| Problem statement |
Reproduce the listing exactly, with no pictures in your copy.
== == ==
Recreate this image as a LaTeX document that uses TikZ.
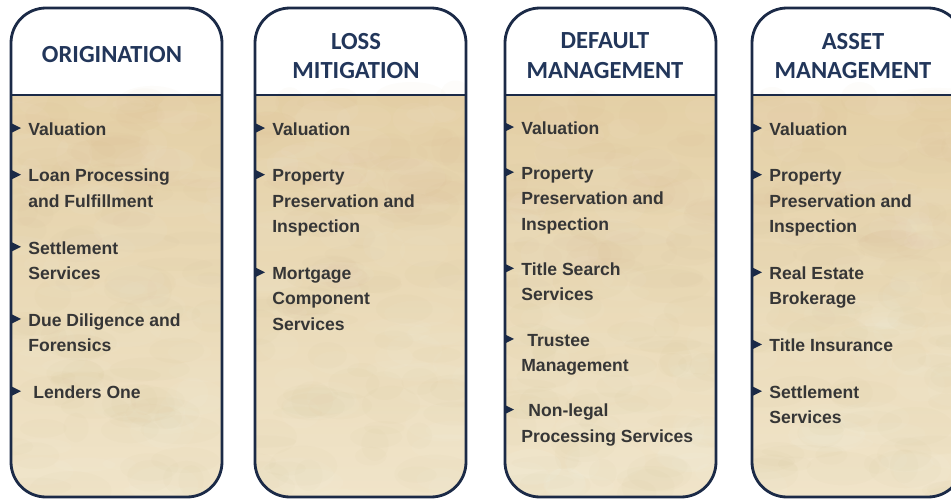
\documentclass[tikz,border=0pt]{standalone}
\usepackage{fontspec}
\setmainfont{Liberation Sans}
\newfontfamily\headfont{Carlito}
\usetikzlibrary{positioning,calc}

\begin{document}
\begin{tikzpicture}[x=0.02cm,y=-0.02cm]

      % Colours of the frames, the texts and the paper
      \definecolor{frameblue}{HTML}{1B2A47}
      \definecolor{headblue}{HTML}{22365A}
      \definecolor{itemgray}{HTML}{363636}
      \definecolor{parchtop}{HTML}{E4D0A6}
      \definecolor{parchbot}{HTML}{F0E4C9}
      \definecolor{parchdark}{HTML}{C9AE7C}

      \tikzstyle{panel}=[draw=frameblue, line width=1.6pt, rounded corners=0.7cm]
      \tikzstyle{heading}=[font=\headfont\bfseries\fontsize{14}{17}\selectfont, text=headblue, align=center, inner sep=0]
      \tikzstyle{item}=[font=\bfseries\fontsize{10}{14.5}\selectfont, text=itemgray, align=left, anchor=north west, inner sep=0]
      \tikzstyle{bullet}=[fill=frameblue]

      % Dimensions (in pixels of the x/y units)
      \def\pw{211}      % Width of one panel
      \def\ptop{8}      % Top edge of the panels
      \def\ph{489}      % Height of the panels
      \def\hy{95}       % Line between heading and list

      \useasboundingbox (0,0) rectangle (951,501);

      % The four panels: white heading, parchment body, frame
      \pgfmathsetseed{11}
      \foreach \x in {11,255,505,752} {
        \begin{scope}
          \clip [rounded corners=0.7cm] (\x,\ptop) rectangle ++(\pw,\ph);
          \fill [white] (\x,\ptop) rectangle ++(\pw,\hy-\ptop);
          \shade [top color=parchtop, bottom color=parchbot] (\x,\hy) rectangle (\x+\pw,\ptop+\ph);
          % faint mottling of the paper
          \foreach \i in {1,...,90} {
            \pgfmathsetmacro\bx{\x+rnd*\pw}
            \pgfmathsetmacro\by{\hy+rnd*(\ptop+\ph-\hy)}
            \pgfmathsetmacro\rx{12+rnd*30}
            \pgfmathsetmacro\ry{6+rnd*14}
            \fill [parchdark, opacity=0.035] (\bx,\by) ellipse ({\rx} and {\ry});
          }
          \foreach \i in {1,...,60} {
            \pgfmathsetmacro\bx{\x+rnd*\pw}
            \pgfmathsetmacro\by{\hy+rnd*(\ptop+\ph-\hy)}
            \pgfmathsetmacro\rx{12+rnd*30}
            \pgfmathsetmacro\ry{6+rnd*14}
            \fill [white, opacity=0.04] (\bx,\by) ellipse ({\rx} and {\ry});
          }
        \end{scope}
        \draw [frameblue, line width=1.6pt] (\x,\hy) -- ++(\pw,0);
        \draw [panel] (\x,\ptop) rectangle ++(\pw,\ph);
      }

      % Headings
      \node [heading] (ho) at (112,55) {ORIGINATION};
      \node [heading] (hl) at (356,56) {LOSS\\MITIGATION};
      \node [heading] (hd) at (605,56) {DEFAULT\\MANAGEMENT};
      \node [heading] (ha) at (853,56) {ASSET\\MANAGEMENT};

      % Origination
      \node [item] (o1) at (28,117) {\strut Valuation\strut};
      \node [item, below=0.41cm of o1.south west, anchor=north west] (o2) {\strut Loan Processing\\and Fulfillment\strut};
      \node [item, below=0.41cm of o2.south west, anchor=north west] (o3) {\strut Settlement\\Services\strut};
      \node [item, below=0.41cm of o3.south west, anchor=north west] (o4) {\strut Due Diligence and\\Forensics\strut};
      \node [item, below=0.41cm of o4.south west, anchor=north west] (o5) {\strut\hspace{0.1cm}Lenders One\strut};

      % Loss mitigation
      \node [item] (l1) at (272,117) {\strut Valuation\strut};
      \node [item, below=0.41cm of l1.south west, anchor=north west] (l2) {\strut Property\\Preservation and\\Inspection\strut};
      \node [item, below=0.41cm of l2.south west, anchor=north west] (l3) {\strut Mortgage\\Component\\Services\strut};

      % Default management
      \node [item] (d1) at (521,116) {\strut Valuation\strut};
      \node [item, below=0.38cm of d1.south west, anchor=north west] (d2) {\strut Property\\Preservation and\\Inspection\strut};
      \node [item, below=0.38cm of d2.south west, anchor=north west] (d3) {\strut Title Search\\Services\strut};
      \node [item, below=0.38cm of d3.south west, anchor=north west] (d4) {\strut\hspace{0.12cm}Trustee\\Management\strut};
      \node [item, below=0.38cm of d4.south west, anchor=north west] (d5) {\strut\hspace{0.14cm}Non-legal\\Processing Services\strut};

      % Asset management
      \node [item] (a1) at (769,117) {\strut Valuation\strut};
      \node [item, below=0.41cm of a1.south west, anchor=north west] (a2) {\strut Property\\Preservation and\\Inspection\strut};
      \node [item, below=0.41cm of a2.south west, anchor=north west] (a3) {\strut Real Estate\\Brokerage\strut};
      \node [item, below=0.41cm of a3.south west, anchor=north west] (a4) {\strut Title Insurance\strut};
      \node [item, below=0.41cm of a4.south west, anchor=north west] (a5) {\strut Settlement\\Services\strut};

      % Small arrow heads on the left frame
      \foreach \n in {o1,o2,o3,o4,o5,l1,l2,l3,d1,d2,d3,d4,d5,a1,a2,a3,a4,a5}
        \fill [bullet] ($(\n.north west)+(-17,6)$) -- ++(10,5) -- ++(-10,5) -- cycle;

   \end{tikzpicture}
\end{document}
== == ==
| Output below |
Recreate this image as a LaTeX document that uses TikZ.
\documentclass[tikz,border=0pt]{standalone}
\usepackage{fontspec}
\setmainfont{Liberation Sans}
\newfontfamily\headfont{Carlito}
\usetikzlibrary{positioning,calc}

\begin{document}
\begin{tikzpicture}[x=0.02cm,y=-0.02cm]

      % Colours of the frames, the texts and the paper
      \definecolor{frameblue}{HTML}{1B2A47}
      \definecolor{headblue}{HTML}{22365A}
      \definecolor{itemgray}{HTML}{363636}
      \definecolor{parchtop}{HTML}{E4D0A6}
      \definecolor{parchbot}{HTML}{F0E4C9}
      \definecolor{parchdark}{HTML}{C9AE7C}

      \tikzstyle{panel}=[draw=frameblue, line width=1.6pt, rounded corners=0.7cm]
      \tikzstyle{heading}=[font=\headfont\bfseries\fontsize{14}{17}\selectfont, text=headblue, align=center, inner sep=0]
      \tikzstyle{item}=[font=\bfseries\fontsize{10}{14.5}\selectfont, text=itemgray, align=left, anchor=north west, inner sep=0]
      \tikzstyle{bullet}=[fill=frameblue]

      % Dimensions (in pixels of the x/y units)
      \def\pw{211}      % Width of one panel
      \def\ptop{8}      % Top edge of the panels
      \def\ph{489}      % Height of the panels
      \def\hy{95}       % Line between heading and list

      \useasboundingbox (0,0) rectangle (951,501);

      % The four panels: white heading, parchment body, frame
      \pgfmathsetseed{11}
      \foreach \x in {11,255,505,752} {
        \begin{scope}
          \clip [rounded corners=0.7cm] (\x,\ptop) rectangle ++(\pw,\ph);
          \fill [white] (\x,\ptop) rectangle ++(\pw,\hy-\ptop);
          \shade [top color=parchtop, bottom color=parchbot] (\x,\hy) rectangle (\x+\pw,\ptop+\ph);
          % faint mottling of the paper
          \foreach \i in {1,...,90} {
            \pgfmathsetmacro\bx{\x+rnd*\pw}
            \pgfmathsetmacro\by{\hy+rnd*(\ptop+\ph-\hy)}
            \pgfmathsetmacro\rx{12+rnd*30}
            \pgfmathsetmacro\ry{6+rnd*14}
            \fill [parchdark, opacity=0.035] (\bx,\by) ellipse ({\rx} and {\ry});
          }
          \foreach \i in {1,...,60} {
            \pgfmathsetmacro\bx{\x+rnd*\pw}
            \pgfmathsetmacro\by{\hy+rnd*(\ptop+\ph-\hy)}
            \pgfmathsetmacro\rx{12+rnd*30}
            \pgfmathsetmacro\ry{6+rnd*14}
            \fill [white, opacity=0.04] (\bx,\by) ellipse ({\rx} and {\ry});
          }
        \end{scope}
        \draw [frameblue, line width=1.6pt] (\x,\hy) -- ++(\pw,0);
        \draw [panel] (\x,\ptop) rectangle ++(\pw,\ph);
      }

      % Headings
      \node [heading] (ho) at (112,55) {ORIGINATION};
      \node [heading] (hl) at (356,56) {LOSS\\MITIGATION};
      \node [heading] (hd) at (605,56) {DEFAULT\\MANAGEMENT};
      \node [heading] (ha) at (853,56) {ASSET\\MANAGEMENT};

      % Origination
      \node [item] (o1) at (28,117) {\strut Valuation\strut};
      \node [item, below=0.41cm of o1.south west, anchor=north west] (o2) {\strut Loan Processing\\and Fulfillment\strut};
      \node [item, below=0.41cm of o2.south west, anchor=north west] (o3) {\strut Settlement\\Services\strut};
      \node [item, below=0.41cm of o3.south west, anchor=north west] (o4) {\strut Due Diligence and\\Forensics\strut};
      \node [item, below=0.41cm of o4.south west, anchor=north west] (o5) {\strut\hspace{0.1cm}Lenders One\strut};

      % Loss mitigation
      \node [item] (l1) at (272,117) {\strut Valuation\strut};
      \node [item, below=0.41cm of l1.south west, anchor=north west] (l2) {\strut Property\\Preservation and\\Inspection\strut};
      \node [item, below=0.41cm of l2.south west, anchor=north west] (l3) {\strut Mortgage\\Component\\Services\strut};

      % Default management
      \node [item] (d1) at (521,116) {\strut Valuation\strut};
      \node [item, below=0.38cm of d1.south west, anchor=north west] (d2) {\strut Property\\Preservation and\\Inspection\strut};
      \node [item, below=0.38cm of d2.south west, anchor=north west] (d3) {\strut Title Search\\Services\strut};
      \node [item, below=0.38cm of d3.south west, anchor=north west] (d4) {\strut\hspace{0.12cm}Trustee\\Management\strut};
      \node [item, below=0.38cm of d4.south west, anchor=north west] (d5) {\strut\hspace{0.14cm}Non-legal\\Processing Services\strut};

      % Asset management
      \node [item] (a1) at (769,117) {\strut Valuation\strut};
      \node [item, below=0.41cm of a1.south west, anchor=north west] (a2) {\strut Property\\Preservation and\\Inspection\strut};
      \node [item, below=0.41cm of a2.south west, anchor=north west] (a3) {\strut Real Estate\\Brokerage\strut};
      \node [item, below=0.41cm of a3.south west, anchor=north west] (a4) {\strut Title Insurance\strut};
      \node [item, below=0.41cm of a4.south west, anchor=north west] (a5) {\strut Settlement\\Services\strut};

      % Small arrow heads on the left frame
      \foreach \n in {o1,o2,o3,o4,o5,l1,l2,l3,d1,d2,d3,d4,d5,a1,a2,a3,a4,a5}
        \fill [bullet] ($(\n.north west)+(-17,6)$) -- ++(10,5) -- ++(-10,5) -- cycle;

   \end{tikzpicture}
\end{document}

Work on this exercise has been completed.